The NHL told us that they have a seven-day build out plan for their Winter Classic venues, so Yankee Stadium on New Year's Day between 2011-2013 seems like a fantasy.

It goes on to speculate that Yankee Stadium could lose out to the new Giants Stadium or (gasp) Citi Field.

Despite being just a two year old tradition, the Winter Classic is one of the best sporting events each year. The NHL shows no indications of abandoning their new found New Year's tradition. In fact, yesterday there was talk of expanding the Winter Classic to include a Canadian game. Perhaps such an expansion might allow for a Canadian game on New Year's and a game at Yankee Stadium some days later.
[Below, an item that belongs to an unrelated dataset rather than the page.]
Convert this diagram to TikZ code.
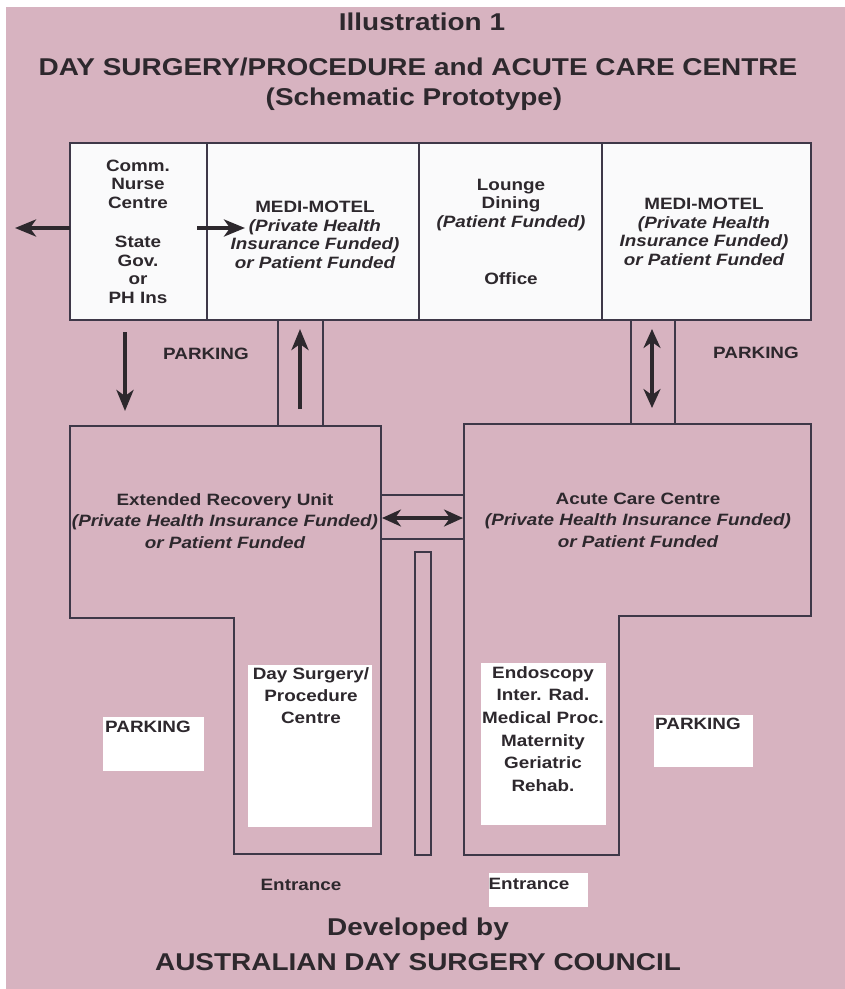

This year's Classic is at Fenway Park, where the ice is already down. In typical Fenway fashion, the ownership group will try to maximize their bottom line on this one, adding open skates, prep school games, and a pair of college games to the schedule over the next several weeks. I'll be there to see Boston College face Boston University on January 8th. I hope that I have the opportunity to see an outdoor hockey game at Yankee Stadium one day too.